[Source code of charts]
** start **

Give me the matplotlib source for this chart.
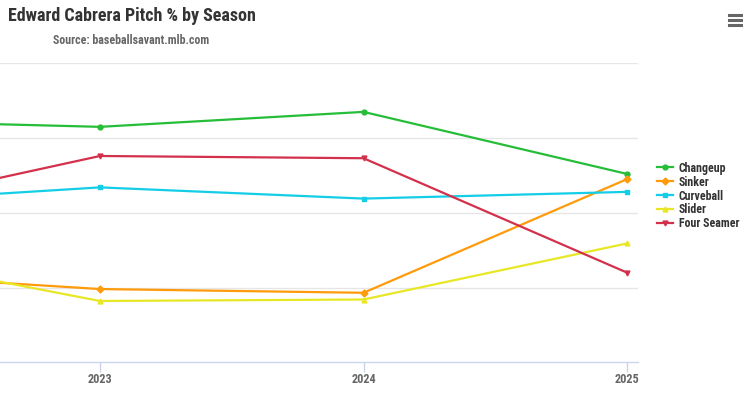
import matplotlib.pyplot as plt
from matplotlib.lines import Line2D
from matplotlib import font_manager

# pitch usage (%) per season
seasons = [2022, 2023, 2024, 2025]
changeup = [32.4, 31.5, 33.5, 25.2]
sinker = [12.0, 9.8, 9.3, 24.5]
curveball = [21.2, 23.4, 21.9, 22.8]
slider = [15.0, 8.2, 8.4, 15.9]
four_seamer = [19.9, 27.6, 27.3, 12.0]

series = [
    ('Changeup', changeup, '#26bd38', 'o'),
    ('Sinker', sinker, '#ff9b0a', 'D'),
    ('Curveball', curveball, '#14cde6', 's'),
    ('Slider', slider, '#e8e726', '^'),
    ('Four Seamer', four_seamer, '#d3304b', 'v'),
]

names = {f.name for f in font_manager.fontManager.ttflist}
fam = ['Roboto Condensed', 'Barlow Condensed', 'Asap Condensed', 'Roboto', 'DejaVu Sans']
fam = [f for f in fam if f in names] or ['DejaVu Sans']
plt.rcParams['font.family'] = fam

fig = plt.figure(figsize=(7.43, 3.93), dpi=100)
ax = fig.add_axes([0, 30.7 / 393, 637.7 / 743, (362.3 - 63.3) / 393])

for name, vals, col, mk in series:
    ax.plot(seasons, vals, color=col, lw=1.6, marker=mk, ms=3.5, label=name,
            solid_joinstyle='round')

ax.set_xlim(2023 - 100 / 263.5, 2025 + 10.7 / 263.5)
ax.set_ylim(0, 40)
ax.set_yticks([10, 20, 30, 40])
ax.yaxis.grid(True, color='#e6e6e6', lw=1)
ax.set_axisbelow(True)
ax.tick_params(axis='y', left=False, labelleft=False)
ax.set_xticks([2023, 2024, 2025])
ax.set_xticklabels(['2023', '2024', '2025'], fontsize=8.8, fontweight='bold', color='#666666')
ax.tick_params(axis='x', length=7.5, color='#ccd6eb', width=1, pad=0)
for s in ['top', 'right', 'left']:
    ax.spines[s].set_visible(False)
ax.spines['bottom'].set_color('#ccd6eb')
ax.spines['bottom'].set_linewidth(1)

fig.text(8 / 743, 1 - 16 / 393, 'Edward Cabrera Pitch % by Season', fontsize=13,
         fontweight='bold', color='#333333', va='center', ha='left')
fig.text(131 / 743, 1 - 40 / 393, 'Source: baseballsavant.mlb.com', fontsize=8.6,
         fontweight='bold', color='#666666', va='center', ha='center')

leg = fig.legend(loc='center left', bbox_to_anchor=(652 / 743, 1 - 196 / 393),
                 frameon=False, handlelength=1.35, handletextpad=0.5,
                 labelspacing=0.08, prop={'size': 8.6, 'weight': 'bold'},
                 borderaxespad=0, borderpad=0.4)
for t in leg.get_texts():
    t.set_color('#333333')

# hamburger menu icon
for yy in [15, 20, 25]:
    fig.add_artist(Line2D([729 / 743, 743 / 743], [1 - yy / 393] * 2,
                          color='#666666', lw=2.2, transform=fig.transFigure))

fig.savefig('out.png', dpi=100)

** end **
** start **

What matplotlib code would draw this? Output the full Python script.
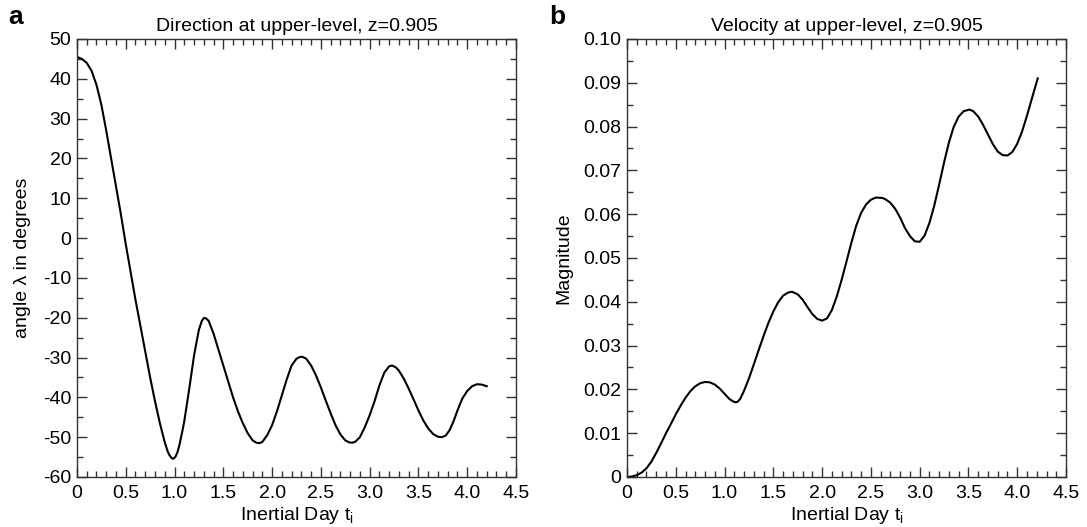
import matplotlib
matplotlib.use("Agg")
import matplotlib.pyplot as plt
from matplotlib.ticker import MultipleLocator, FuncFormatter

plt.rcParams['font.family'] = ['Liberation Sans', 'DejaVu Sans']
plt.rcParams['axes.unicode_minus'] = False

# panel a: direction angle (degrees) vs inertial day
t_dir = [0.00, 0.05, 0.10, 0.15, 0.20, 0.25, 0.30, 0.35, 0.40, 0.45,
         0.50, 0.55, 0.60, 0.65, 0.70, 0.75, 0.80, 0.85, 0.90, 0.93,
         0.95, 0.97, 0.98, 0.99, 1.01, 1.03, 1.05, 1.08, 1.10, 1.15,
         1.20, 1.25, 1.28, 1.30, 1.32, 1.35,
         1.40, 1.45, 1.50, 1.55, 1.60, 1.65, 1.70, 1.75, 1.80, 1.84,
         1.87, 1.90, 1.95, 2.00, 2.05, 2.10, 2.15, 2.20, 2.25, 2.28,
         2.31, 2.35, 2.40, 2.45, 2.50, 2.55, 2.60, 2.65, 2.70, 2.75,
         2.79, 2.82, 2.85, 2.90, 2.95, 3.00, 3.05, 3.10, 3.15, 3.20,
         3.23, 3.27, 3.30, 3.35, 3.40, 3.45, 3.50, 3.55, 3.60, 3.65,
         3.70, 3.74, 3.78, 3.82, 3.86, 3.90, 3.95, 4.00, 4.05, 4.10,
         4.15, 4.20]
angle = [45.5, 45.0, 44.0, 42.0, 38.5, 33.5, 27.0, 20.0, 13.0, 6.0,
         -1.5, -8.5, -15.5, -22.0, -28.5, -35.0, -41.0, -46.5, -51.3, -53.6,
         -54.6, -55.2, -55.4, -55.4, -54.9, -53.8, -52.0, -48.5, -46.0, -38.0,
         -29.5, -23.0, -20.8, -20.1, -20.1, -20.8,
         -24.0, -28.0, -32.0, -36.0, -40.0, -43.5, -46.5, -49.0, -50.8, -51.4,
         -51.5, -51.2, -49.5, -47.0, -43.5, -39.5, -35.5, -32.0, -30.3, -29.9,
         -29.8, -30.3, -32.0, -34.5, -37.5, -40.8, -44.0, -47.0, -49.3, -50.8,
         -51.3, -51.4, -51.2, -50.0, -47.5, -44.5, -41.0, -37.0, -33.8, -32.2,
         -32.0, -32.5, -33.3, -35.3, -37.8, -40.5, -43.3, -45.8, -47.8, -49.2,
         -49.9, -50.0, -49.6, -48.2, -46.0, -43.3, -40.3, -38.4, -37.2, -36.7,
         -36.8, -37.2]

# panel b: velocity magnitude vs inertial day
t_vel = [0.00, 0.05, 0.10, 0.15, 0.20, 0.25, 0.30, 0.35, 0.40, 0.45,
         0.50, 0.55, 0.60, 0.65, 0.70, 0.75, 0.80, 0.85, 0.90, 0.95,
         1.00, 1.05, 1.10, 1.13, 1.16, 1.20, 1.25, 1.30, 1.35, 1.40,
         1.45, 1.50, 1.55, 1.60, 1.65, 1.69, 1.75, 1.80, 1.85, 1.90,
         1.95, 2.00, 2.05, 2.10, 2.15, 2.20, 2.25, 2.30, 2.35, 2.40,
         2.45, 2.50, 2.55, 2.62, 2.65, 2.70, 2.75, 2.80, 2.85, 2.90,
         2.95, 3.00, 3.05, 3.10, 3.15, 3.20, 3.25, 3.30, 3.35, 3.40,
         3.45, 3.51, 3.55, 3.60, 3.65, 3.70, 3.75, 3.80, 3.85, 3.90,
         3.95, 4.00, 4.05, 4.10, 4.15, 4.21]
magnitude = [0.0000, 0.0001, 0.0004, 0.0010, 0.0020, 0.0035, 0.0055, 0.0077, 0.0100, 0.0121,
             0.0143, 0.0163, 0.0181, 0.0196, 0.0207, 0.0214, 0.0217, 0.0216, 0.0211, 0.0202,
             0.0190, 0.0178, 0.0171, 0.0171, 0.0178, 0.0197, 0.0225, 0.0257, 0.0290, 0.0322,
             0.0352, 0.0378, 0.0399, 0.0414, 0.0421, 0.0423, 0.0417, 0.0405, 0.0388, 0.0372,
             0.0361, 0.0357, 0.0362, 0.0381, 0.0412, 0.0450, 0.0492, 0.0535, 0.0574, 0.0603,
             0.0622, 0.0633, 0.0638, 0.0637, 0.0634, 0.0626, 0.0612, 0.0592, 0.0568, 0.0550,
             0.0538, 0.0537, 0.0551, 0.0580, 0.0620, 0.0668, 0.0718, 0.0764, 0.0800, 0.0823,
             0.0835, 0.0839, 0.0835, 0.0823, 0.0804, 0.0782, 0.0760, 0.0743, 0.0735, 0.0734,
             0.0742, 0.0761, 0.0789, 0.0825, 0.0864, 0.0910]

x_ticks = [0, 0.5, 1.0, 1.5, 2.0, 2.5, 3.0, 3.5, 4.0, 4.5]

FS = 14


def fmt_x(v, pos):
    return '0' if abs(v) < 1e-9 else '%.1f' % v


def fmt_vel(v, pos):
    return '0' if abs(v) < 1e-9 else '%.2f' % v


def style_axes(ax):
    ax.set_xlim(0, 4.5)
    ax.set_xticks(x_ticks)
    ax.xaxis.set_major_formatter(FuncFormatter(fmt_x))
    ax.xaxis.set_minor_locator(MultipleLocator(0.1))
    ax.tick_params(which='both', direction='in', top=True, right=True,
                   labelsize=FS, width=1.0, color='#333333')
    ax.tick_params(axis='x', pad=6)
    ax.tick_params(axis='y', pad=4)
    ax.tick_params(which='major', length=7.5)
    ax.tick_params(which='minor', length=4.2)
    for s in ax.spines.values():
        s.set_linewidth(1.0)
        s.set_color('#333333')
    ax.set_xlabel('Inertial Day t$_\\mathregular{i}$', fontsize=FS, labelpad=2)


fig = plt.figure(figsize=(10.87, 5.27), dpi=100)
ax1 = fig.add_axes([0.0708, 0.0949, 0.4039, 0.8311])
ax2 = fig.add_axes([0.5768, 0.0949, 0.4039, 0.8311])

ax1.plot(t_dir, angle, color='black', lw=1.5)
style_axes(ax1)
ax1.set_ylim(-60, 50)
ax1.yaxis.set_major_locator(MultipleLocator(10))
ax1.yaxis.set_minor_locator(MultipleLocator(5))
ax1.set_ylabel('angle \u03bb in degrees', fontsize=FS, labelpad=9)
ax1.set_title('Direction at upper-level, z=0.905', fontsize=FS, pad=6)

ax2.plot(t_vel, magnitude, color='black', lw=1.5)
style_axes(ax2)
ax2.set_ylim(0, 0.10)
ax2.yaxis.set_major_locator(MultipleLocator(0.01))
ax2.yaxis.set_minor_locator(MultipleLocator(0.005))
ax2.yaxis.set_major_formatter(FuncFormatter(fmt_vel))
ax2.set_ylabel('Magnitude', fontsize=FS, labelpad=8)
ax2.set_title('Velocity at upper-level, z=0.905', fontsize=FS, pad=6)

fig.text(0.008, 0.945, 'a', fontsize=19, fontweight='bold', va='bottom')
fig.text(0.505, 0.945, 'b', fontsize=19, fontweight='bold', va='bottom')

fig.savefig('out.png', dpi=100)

** end **
** start **

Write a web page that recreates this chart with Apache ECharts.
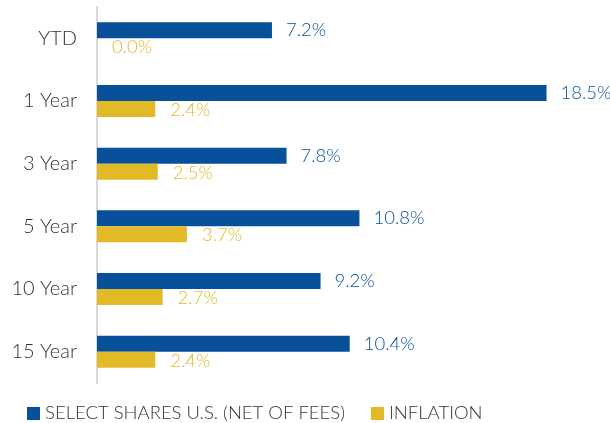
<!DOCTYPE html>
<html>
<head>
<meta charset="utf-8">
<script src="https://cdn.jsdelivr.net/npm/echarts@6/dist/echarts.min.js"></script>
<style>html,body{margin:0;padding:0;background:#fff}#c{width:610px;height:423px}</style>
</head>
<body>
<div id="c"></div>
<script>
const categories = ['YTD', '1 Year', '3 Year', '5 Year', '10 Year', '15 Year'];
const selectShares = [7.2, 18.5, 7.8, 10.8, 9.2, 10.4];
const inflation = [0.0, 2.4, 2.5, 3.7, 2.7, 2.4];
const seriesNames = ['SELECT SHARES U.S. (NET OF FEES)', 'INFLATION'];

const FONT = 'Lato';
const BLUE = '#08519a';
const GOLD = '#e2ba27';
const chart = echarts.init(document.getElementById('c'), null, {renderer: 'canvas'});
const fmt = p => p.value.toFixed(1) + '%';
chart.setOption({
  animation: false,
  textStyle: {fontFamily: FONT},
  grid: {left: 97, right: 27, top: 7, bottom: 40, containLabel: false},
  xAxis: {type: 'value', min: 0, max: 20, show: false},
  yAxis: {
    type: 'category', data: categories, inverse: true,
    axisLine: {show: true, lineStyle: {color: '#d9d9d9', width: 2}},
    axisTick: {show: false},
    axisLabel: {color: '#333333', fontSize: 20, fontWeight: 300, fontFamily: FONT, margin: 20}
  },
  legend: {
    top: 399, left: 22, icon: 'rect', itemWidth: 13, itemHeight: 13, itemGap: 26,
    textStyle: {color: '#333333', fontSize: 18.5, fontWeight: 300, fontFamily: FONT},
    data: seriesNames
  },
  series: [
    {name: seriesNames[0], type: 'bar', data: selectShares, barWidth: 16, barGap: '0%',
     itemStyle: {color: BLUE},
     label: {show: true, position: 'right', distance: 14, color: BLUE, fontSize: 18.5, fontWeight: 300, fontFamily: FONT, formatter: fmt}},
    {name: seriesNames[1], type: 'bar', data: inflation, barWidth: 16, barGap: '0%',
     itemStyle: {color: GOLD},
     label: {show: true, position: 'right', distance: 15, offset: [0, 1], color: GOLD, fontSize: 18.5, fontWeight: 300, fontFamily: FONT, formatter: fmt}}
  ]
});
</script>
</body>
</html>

** end **

◆ **WHAT THE EXERCISE ASKS**:
Look above for the line with "What matplotlib code", then print it and each line after it down to and including the line with "plt.rcParams['axes.unicode_minus'] = False". Leave out the pictures and keep the wording exact.

◆ **SOLUTION TO THE EXERCISE**:
What matplotlib code would draw this? Output the full Python script.
import matplotlib
matplotlib.use("Agg")
import matplotlib.pyplot as plt
from matplotlib.ticker import MultipleLocator, FuncFormatter

plt.rcParams['font.family'] = ['Liberation Sans', 'DejaVu Sans']
plt.rcParams['axes.unicode_minus'] = False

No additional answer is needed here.